Although Hubbs continued his field research, he began releasing most fish back into the wild in later years.

“Clark was my mentor, friend and inspiration,” Hendrickson recalls. “I remember his persistence and dogged pursuit of data nonstop.”

One of his last big contributions began many years ago, with its full effects still being realized. Hubbs started publishing The Fishes of Texas checklist in the 1960s. In the 1980s, Garrett and Bob Edwards added more information about each fish. Hubbs dreamed of turning this project into a book and worked on it with others up until his death. Before long, the group realized that the information could better reach the public electronically.
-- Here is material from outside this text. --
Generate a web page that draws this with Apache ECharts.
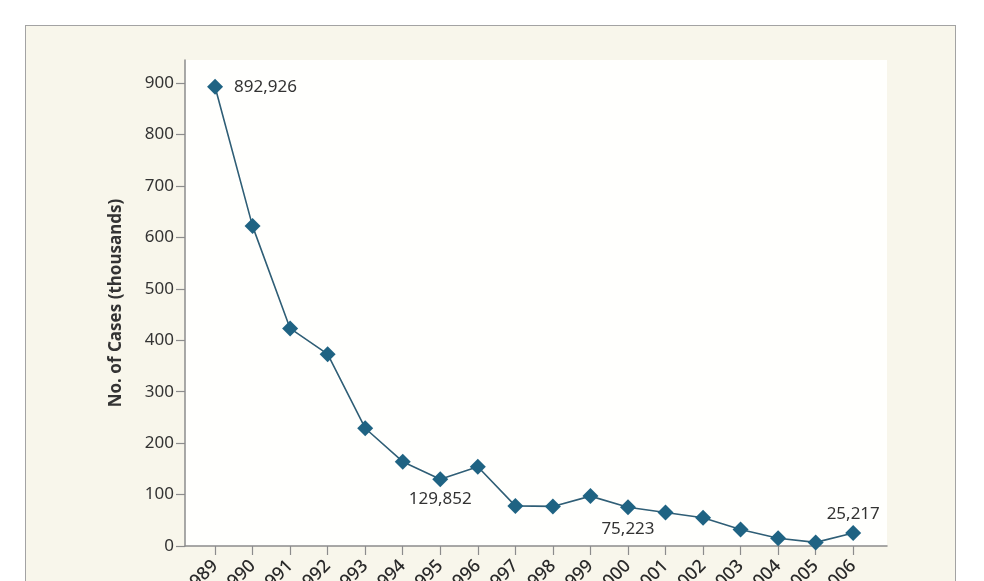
<!DOCTYPE html>
<html>
<head>
<meta charset="utf-8">
<script src="https://cdn.jsdelivr.net/npm/echarts@6/dist/echarts.min.js"></script>
<style>
  html, body { margin: 0; padding: 0; background: #ffffff; width: 984px; height: 581px; overflow: hidden; }
  #panel { position: absolute; left: 25px; top: 25px; width: 931px; height: 620px; border: 1.5px solid #a3a3a3; background: #f8f6eb; box-sizing: border-box; }
  #chart { position: absolute; left: 0; top: 0; width: 984px; height: 581px; }
</style>
</head>
<body>
<div id="panel"></div>
<div id="chart"></div>
<script>
const years = [1989, 1990, 1991, 1992, 1993, 1994, 1995, 1996, 1997, 1998, 1999, 2000, 2001, 2002, 2003, 2004, 2005, 2006];
const casesThousands = [892.926, 622, 423, 373, 229, 164, 129.852, 154, 78, 77, 97, 75.223, 65, 55, 32, 15, 7, 25.217];
const yTicks = [0, 100, 200, 300, 400, 500, 600, 700, 800, 900];
const yTitle = 'No. of Cases (thousands)';
const annotatedYears = [1989, 1995, 2000, 2006];

const font = '"Noto Sans", "DejaVu Sans", sans-serif';
const labelPlacement = {
  1989: { position: 'right', distance: 11 },
  1995: { position: 'bottom', distance: 3 },
  2000: { position: 'bottom', distance: 5 },
  2006: { position: 'top', distance: 2 }
};

const seriesData = years.map((yr, i) => {
  const item = { value: [yr, casesThousands[i]] };
  if (annotatedYears.includes(yr)) {
    item.label = Object.assign({
      show: true,
      formatter: (p) => Math.round(p.value[1] * 1000).toLocaleString('en-US'),
      fontFamily: font,
      fontSize: 17,
      color: '#333333'
    }, labelPlacement[yr]);
  }
  return item;
});

const chart = echarts.init(document.getElementById('chart'), null, { renderer: 'canvas' });
chart.setOption({
  backgroundColor: 'transparent',
  animation: false,
  grid: {
    left: 185, right: 97, top: 60, bottom: 35,
    containLabel: false,
    outerBoundsMode: 'none',
    show: true, backgroundColor: '#fffffd', borderWidth: 0
  },
  xAxis: {
    type: 'value',
    min: 1988.2,
    max: 2006.9,
    axisLine: { show: true, lineStyle: { color: '#8c8c8c', width: 1.5 } },
    axisTick: { show: true, customValues: years, length: 9, lineStyle: { color: '#8c8c8c', width: 1.2 } },
    axisLabel: {
      customValues: years,
      rotate: 45,
      margin: 17,
      fontFamily: font,
      fontSize: 18,
      fontWeight: 500,
      color: '#2a2a2a',
      formatter: (v) => String(v)
    },
    splitLine: { show: false }
  },
  yAxis: {
    type: 'value',
    min: 0,
    max: 945,
    name: yTitle,
    nameLocation: 'middle',
    nameGap: 60,
    nameTextStyle: { fontFamily: font, fontSize: 17, fontWeight: 'bold', color: '#333333' },
    axisLine: { show: true, lineStyle: { color: '#8c8c8c', width: 1.5 } },
    axisTick: { show: true, customValues: yTicks, length: 9, lineStyle: { color: '#8c8c8c', width: 1.2 } },
    axisLabel: {
      customValues: yTicks,
      margin: 11,
      fontFamily: font,
      fontSize: 17,
      color: '#333333'
    },
    splitLine: { show: false }
  },
  series: [{
    type: 'line',
    data: seriesData,
    symbol: 'diamond',
    symbolSize: 16,
    itemStyle: { color: '#1f6383' },
    lineStyle: { color: '#2f5e76', width: 1.6 },
    label: { show: false }
  }]
});
</script>
</body>
</html>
The Fishes of Texas Online project was born.

“Every fish that has ever been collected from Texas, starting in 1854, they’re all georeferenced, and they have a spot on the map in Google Earth,” says Garrett.

But the project goes beyond that. “We’re now developing ecological niche models, where you will be able to put in all the parameters — temperature, rainfall, urbanization, climate change predictions, etc. — and it will not only tell you where these fish are, but also where they probably are that no one has ever collected,” says Garrett.

Not only that, the model can also make predictions about what will happen to these different species when we change the environment by doing things like pumping down an aquifer or building new roads. The information will be publicly available online.

Along with the many colleagues Hubbs inspired and taught, The Fishes of Texas Online is a lasting legacy truly worthy of his memory.